I know that the Ratio test is used for series with factorials, but we have not been taught that yet. The Alternating Series doesn't apply, and I don't think the p-series test applies directly.

So that leaves the Comparison and the Limit Comparison tests. What series should I use to compare? And is there any way to get rid of the factorial?

2. Jan 28, 2010

### Bohrok

You can use the [STRIKE]limit comparison[/STRIKE] ratio test to get rid of the factorial and although I didn't do it all, it looks like it will show that the series converges.

Last edited: Jan 29, 2010
3. Jan 29, 2010

### Dick

n!<n^n, isn't it? Do you have the integral test?

4. Jan 29, 2010

### emr13

So would I use $$\frac{1}{n!}$$ as my comparison series? And if so, how do I prove that converges? Because the nth Term test doesn't prove something converges if the limit as n goes to infinity is zero.
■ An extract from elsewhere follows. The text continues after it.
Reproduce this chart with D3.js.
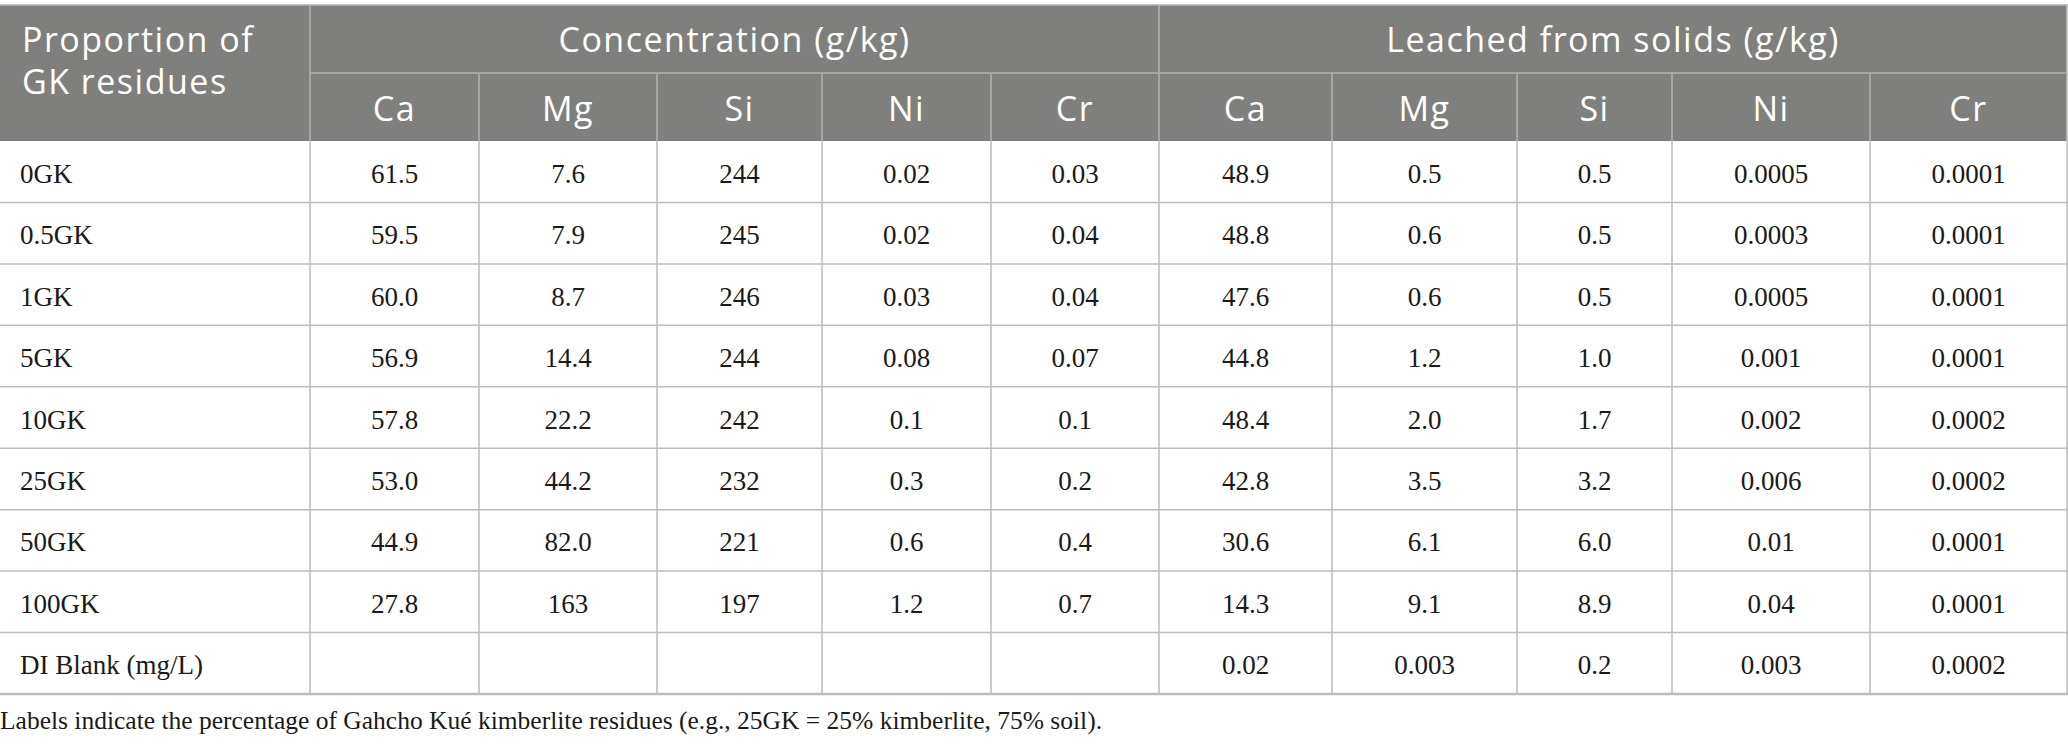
<!DOCTYPE html>
<html>
<head>
<meta charset="utf-8">
<script src="https://cdn.jsdelivr.net/npm/d3@7/dist/d3.min.js"></script>
<style>
  html, body { margin: 0; padding: 0; background: #ffffff; }
  svg { display: block; }
</style>
</head>
<body>
<script>
// ---------- DATA ----------
const rowLabels = ["0GK", "0.5GK", "1GK", "5GK", "10GK", "25GK", "50GK", "100GK", "DI Blank (mg/L)"];
const elements = ["Ca", "Mg", "Si", "Ni", "Cr"];
const groupTitles = ["Concentration (g/kg)", "Leached from solids (g/kg)"];
const firstHeader = ["Proportion of", "GK residues"];
const concentration = [
  ["61.5", "7.6", "244", "0.02", "0.03"],
  ["59.5", "7.9", "245", "0.02", "0.04"],
  ["60.0", "8.7", "246", "0.03", "0.04"],
  ["56.9", "14.4", "244", "0.08", "0.07"],
  ["57.8", "22.2", "242", "0.1", "0.1"],
  ["53.0", "44.2", "232", "0.3", "0.2"],
  ["44.9", "82.0", "221", "0.6", "0.4"],
  ["27.8", "163", "197", "1.2", "0.7"],
  ["", "", "", "", ""]
];
const leached = [
  ["48.9", "0.5", "0.5", "0.0005", "0.0001"],
  ["48.8", "0.6", "0.5", "0.0003", "0.0001"],
  ["47.6", "0.6", "0.5", "0.0005", "0.0001"],
  ["44.8", "1.2", "1.0", "0.001", "0.0001"],
  ["48.4", "2.0", "1.7", "0.002", "0.0002"],
  ["42.8", "3.5", "3.2", "0.006", "0.0002"],
  ["30.6", "6.1", "6.0", "0.01", "0.0001"],
  ["14.3", "9.1", "8.9", "0.04", "0.0001"],
  ["0.02", "0.003", "0.2", "0.003", "0.0002"]
];
const caption = "Labels indicate the percentage of Gahcho Kué kimberlite residues (e.g., 25GK = 25% kimberlite, 75% soil).";

// ---------- LAYOUT ----------
const W = 2068, H = 746;
const colWidths = [310, 169, 178, 165, 169, 168, 173, 185, 155, 198, 197];
const colEdges = [0, ...d3.cumsum(colWidths)];
const tableTop = 5, headRowH = 68, headBottom = tableTop + 2 * headRowH;
const tableBottom = 694;

const headBg = "#7f807e";
const headLine = "#b2b2b2";
const bodyLine = "#bdbdbd";
const sansFont = "'Open Sans', 'DejaVu Sans', sans-serif";
const serifFont = "'Liberation Serif', 'Times New Roman', serif";

const svg = d3.select("body").append("svg")
  .attr("width", W).attr("height", H)
  .attr("viewBox", `0 0 ${W} ${H}`);

const y = d3.scaleBand().domain(rowLabels).range([headBottom, tableBottom]);

// Header background
svg.append("rect").attr("x", 0).attr("y", tableTop)
  .attr("width", colEdges[11]).attr("height", 2 * headRowH).attr("fill", headBg);

// Header lines
const hl = svg.append("g").attr("stroke", headLine).attr("stroke-width", 1.5);
hl.append("line").attr("x1", 0).attr("x2", W).attr("y1", tableTop).attr("y2", tableTop);
hl.append("line").attr("x1", colEdges[1]).attr("x2", W).attr("y1", tableTop + headRowH).attr("y2", tableTop + headRowH);
[1, 6].forEach(i => hl.append("line").attr("x1", colEdges[i]).attr("x2", colEdges[i])
  .attr("y1", tableTop).attr("y2", headBottom));
[2, 3, 4, 5, 7, 8, 9, 10].forEach(i => hl.append("line").attr("x1", colEdges[i]).attr("x2", colEdges[i])
  .attr("y1", tableTop + headRowH).attr("y2", headBottom));

// Header text
const ht = svg.append("g").attr("fill", "#ffffff").style("font-family", sansFont)
  .style("font-size", "34px").style("letter-spacing", "1.5px");
firstHeader.forEach((t, i) => ht.append("text").attr("x", 22).attr("y", 52 + i * 42).text(t));
groupTitles.forEach((t, g) => ht.append("text")
  .attr("x", (colEdges[1 + g * 5] + colEdges[6 + g * 5]) / 2)
  .attr("y", tableTop + headRowH / 2 + 13).attr("text-anchor", "middle").text(t));
[0, 1].forEach(g => elements.forEach((e, j) => ht.append("text")
  .attr("x", (colEdges[1 + g * 5 + j] + colEdges[2 + g * 5 + j]) / 2)
  .attr("y", tableTop + headRowH * 1.5 + 14).attr("text-anchor", "middle").text(e)));

// Body lines
const bl = svg.append("g").attr("stroke", bodyLine).attr("stroke-width", 1.5);
rowLabels.forEach(r => bl.append("line").attr("x1", 0).attr("x2", W)
  .attr("y1", y(r) + y.bandwidth()).attr("y2", y(r) + y.bandwidth()));
bl.append("line").attr("x1", 0).attr("x2", W).attr("y1", tableBottom).attr("y2", tableBottom).attr("stroke-width", 2.5);
for (let i = 1; i <= 10; i++) bl.append("line").attr("x1", colEdges[i]).attr("x2", colEdges[i])
  .attr("y1", headBottom).attr("y2", tableBottom);
bl.append("line").attr("x1", W - 1).attr("x2", W - 1).attr("y1", tableTop).attr("y2", tableBottom);

// Body text
const bt = svg.append("g").attr("fill", "#1a1a1a").style("font-family", serifFont).style("font-size", "27px");
const rows = bt.selectAll("g.row").data(rowLabels.map((r, i) => ({ r, vals: concentration[i].concat(leached[i]) })))
  .join("g").attr("class", "row").attr("transform", d => `translate(0,${y(d.r) + y.bandwidth() / 2 + 11})`);
rows.append("text").attr("x", 20).text(d => d.r);
rows.selectAll("text.v").data(d => d.vals).join("text").attr("class", "v")
  .attr("x", (v, j) => (colEdges[1 + j] + colEdges[2 + j]) / 2)
  .attr("text-anchor", "middle").text(v => v);

// Caption
svg.append("text").attr("x", 0).attr("y", 729).attr("fill", "#1a1a1a")
  .style("font-family", serifFont).style("font-size", "25.5px").text(caption);
</script>
</body>
</html>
And I don't know how to take the antiderivative of n! so I don't think the intergral test applies.

5. Jan 29, 2010

### Dick

What I was thinking of would only apply to n!/(n^(n+10)) anyway. You don't know Stirling's approximation by any chance?

6. Jan 29, 2010

### emr13

Nope.

7. Jan 29, 2010

### Bohrok

I'm sorry, I meant ratio test before.
Originally I tried to find a good comparison, but every larger series I tried didn't converge... then I started trying a limit comparison.

8. Jan 29, 2010

### Bohrok

A limit comparison with n!/n^n, which converges, has a limit of infinity. It's not zero, but does an infinite limit mean the other sum converges if one converges? I'm not having much luck finding the answer to that on Google.

9. Jan 29, 2010

### Dick

Here's one way to do it. I'm just going to do this schematically, ok? First show n!/n^n is less than roughly (1/2)^(n/2). Do this by writing out the product term by term and showing about half the terms are less then 1/2 and the rest are between 1/2 and 1. Now n!/n^(n-10) is less than ((n-10)!/n^(n-10))*(n^10). So we've got (1/2)^((n-10)/2)*n^10. At this point a ratio test would be GREAT. But let's avoid it. Use l'Hopital to show n^10 is less than than 2^((n-10)/4) for sufficiently large n. So your series is bounded by a geometric series. Awkward, you bet. It's all I could come up with.

Last edited: Jan 30, 2010
10. Feb 1, 2010

### emr13

Thanks so much for all your help.

Turns out we learned the Ratio Test just in time for me to submit the assignment, so that's what I used.